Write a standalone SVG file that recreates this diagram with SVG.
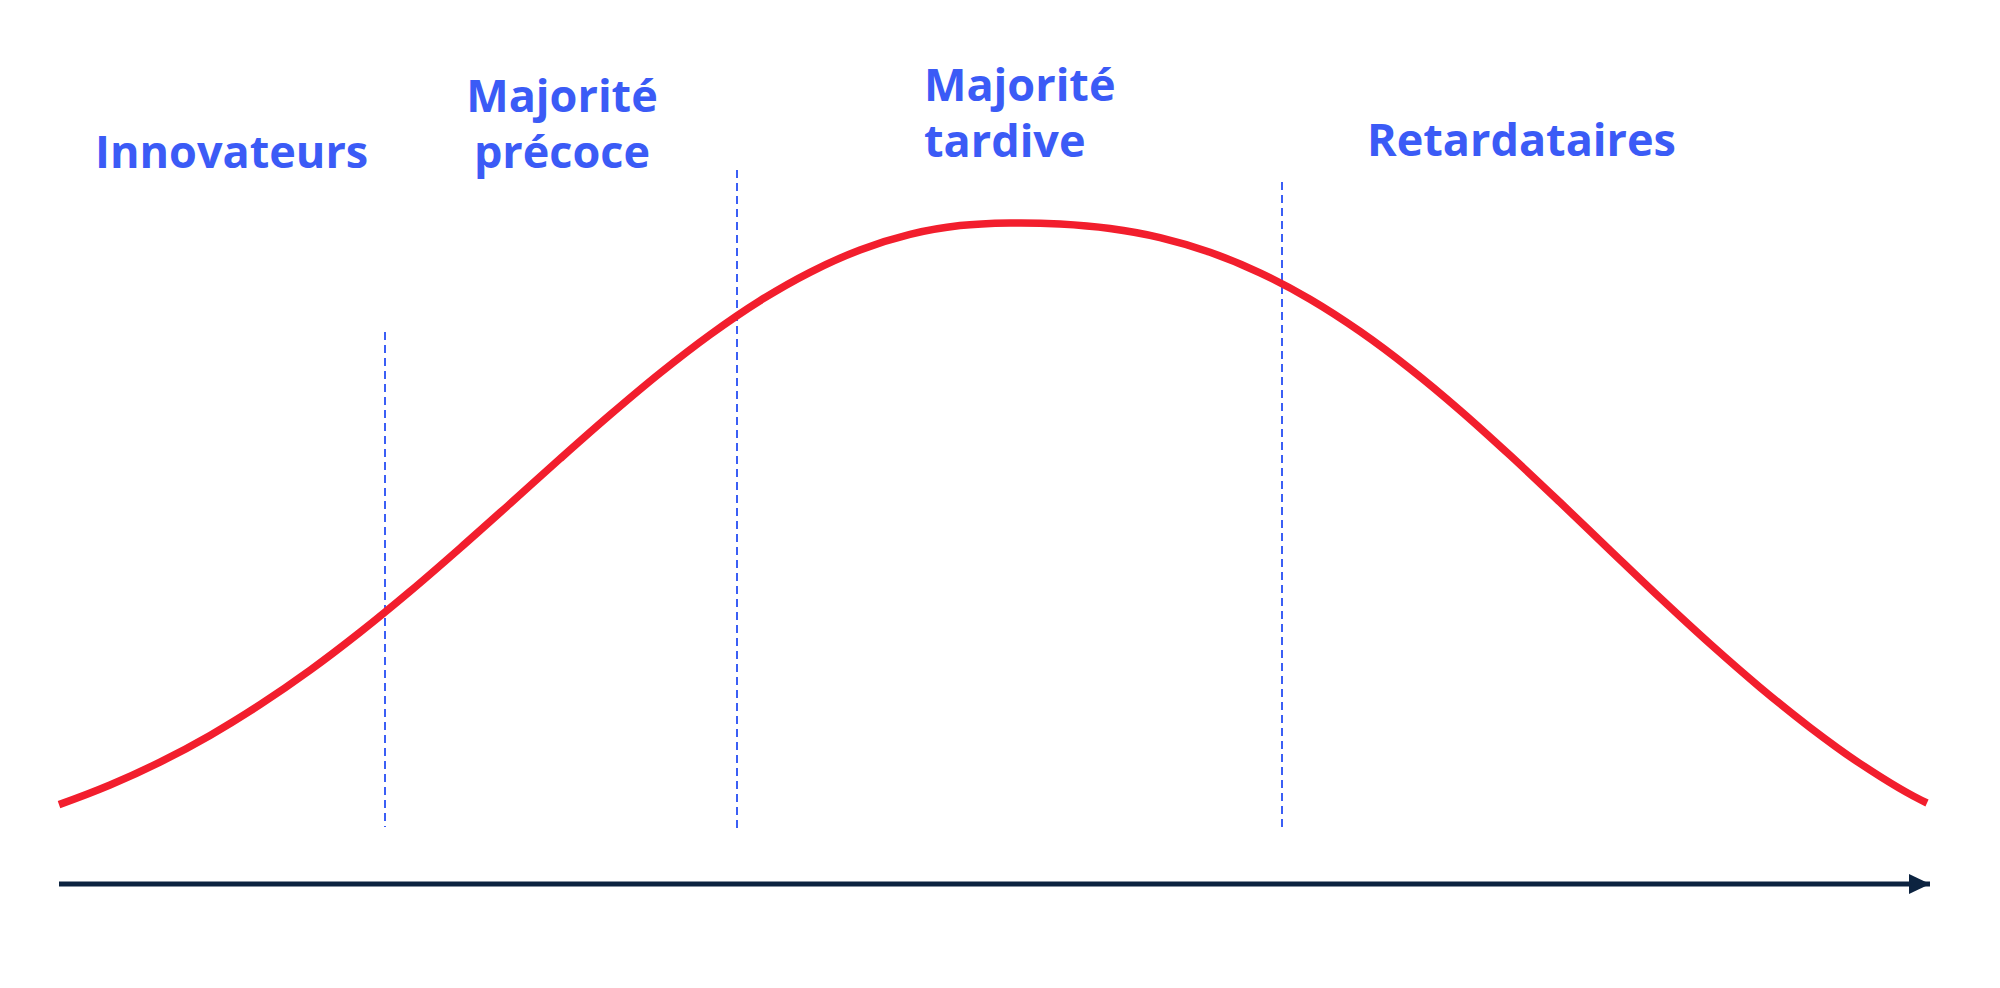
<svg xmlns="http://www.w3.org/2000/svg" width="2000" height="988" viewBox="0 0 2000 988">
  <defs>
    <style>
      .lbl { font-family: "Open Sans", "Noto Sans", "DejaVu Sans", sans-serif; font-weight: 700; font-size: 45px; fill: #3b5bf6; }
      .div { stroke: #3b5ff5; stroke-width: 2; stroke-dasharray: 8 5; fill: none; }
      .curve { stroke: #f21e2d; stroke-width: 7.5; fill: none; }
      .axis { stroke: #0c2340; stroke-width: 5; fill: none; }
    </style>
    <marker id="arrow" markerUnits="userSpaceOnUse" markerWidth="24" markerHeight="22" refX="21" refY="11" orient="auto">
      <polygon points="0,1 21,11 0,21" fill="#0c2340"/>
    </marker>
  </defs>
  <rect width="2000" height="988" fill="#ffffff"/>

  <g id="connectors">
    <line id="axis" class="axis" x1="59" y1="884" x2="1930" y2="884" marker-end="url(#arrow)"/>
    <line id="divider-1" class="div" x1="385" y1="332" x2="385" y2="827"/>
    <line id="divider-2" class="div" x1="737" y1="170" x2="737" y2="832"/>
    <line id="divider-3" class="div" x1="1282" y1="182" x2="1282" y2="829"/>
  </g>

  <g id="curve">
    <path class="curve" d="M59,804.6 C76,798.5 93.17,792.08 110,785 S143.33,770.37 160,762.1 S193.33,744.97 210,735.4 S243.33,715.55 260,704.7 S293.33,682.37 310,670.3 S343.33,645.45 360,632.3 S393.33,605.42 410,591.4 S443.33,562.82 460,548.2 S493.33,518.6 510,503.7 S543.33,473.6 560,458.8 S593.33,429.18 610,414.9 S643.33,386.47 660,373.1 S693.33,346.77 710,334.7 S743.33,311.1 760,300.7 S793.33,280.75 810,272.3 S843.33,256.32 860,250 S893.33,238.47 910,234.4 S943.33,227.5 960,225.6 S993.33,223.27 1010,223 S1043.33,223.08 1060,224 S1093.33,226.23 1110,228.5 S1143.33,233.63 1160,237.6 S1193.33,246.43 1210,252.3 S1243.33,264.98 1260,272.8 S1293.33,289.43 1310,299.2 S1343.33,319.82 1360,331.4 S1393.33,355.55 1410,368.7 S1443.33,395.87 1460,410.3 S1493.33,439.97 1510,455.3 S1543.33,486.48 1560,502.3 S1593.33,534.28 1610,550.2 S1643.33,582.2 1660,597.8 S1693.33,628.88 1710,643.8 S1743.33,673.37 1760,687.3 S1793.33,714.7 1810,727.4 S1840.5,750.53 1860,763.5 S1904.7,792.7 1927,803"/>
  </g>

  <g id="innovateurs">
    <text class="lbl" x="95" y="168">Innovateurs</text>
  </g>
  <g id="majorite-precoce">
    <text class="lbl" x="562" y="112" text-anchor="middle">Majorité</text>
    <text class="lbl" x="562" y="168" text-anchor="middle">précoce</text>
  </g>
  <g id="majorite-tardive">
    <text class="lbl" x="924" y="101">Majorité</text>
    <text class="lbl" x="924" y="157">tardive</text>
  </g>
  <g id="retardataires">
    <text class="lbl" x="1367" y="156">Retardataires</text>
  </g>
</svg>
----
- _Aim of the exercise_
Reproduce the material in full, word for word, and omit the pictures.

- _Result below_
Write a standalone SVG file that recreates this diagram with SVG.
<svg xmlns="http://www.w3.org/2000/svg" width="2000" height="988" viewBox="0 0 2000 988">
  <defs>
    <style>
      .lbl { font-family: "Open Sans", "Noto Sans", "DejaVu Sans", sans-serif; font-weight: 700; font-size: 45px; fill: #3b5bf6; }
      .div { stroke: #3b5ff5; stroke-width: 2; stroke-dasharray: 8 5; fill: none; }
      .curve { stroke: #f21e2d; stroke-width: 7.5; fill: none; }
      .axis { stroke: #0c2340; stroke-width: 5; fill: none; }
    </style>
    <marker id="arrow" markerUnits="userSpaceOnUse" markerWidth="24" markerHeight="22" refX="21" refY="11" orient="auto">
      <polygon points="0,1 21,11 0,21" fill="#0c2340"/>
    </marker>
  </defs>
  <rect width="2000" height="988" fill="#ffffff"/>

  <g id="connectors">
    <line id="axis" class="axis" x1="59" y1="884" x2="1930" y2="884" marker-end="url(#arrow)"/>
    <line id="divider-1" class="div" x1="385" y1="332" x2="385" y2="827"/>
    <line id="divider-2" class="div" x1="737" y1="170" x2="737" y2="832"/>
    <line id="divider-3" class="div" x1="1282" y1="182" x2="1282" y2="829"/>
  </g>

  <g id="curve">
    <path class="curve" d="M59,804.6 C76,798.5 93.17,792.08 110,785 S143.33,770.37 160,762.1 S193.33,744.97 210,735.4 S243.33,715.55 260,704.7 S293.33,682.37 310,670.3 S343.33,645.45 360,632.3 S393.33,605.42 410,591.4 S443.33,562.82 460,548.2 S493.33,518.6 510,503.7 S543.33,473.6 560,458.8 S593.33,429.18 610,414.9 S643.33,386.47 660,373.1 S693.33,346.77 710,334.7 S743.33,311.1 760,300.7 S793.33,280.75 810,272.3 S843.33,256.32 860,250 S893.33,238.47 910,234.4 S943.33,227.5 960,225.6 S993.33,223.27 1010,223 S1043.33,223.08 1060,224 S1093.33,226.23 1110,228.5 S1143.33,233.63 1160,237.6 S1193.33,246.43 1210,252.3 S1243.33,264.98 1260,272.8 S1293.33,289.43 1310,299.2 S1343.33,319.82 1360,331.4 S1393.33,355.55 1410,368.7 S1443.33,395.87 1460,410.3 S1493.33,439.97 1510,455.3 S1543.33,486.48 1560,502.3 S1593.33,534.28 1610,550.2 S1643.33,582.2 1660,597.8 S1693.33,628.88 1710,643.8 S1743.33,673.37 1760,687.3 S1793.33,714.7 1810,727.4 S1840.5,750.53 1860,763.5 S1904.7,792.7 1927,803"/>
  </g>

  <g id="innovateurs">
    <text class="lbl" x="95" y="168">Innovateurs</text>
  </g>
  <g id="majorite-precoce">
    <text class="lbl" x="562" y="112" text-anchor="middle">Majorité</text>
    <text class="lbl" x="562" y="168" text-anchor="middle">précoce</text>
  </g>
  <g id="majorite-tardive">
    <text class="lbl" x="924" y="101">Majorité</text>
    <text class="lbl" x="924" y="157">tardive</text>
  </g>
  <g id="retardataires">
    <text class="lbl" x="1367" y="156">Retardataires</text>
  </g>
</svg>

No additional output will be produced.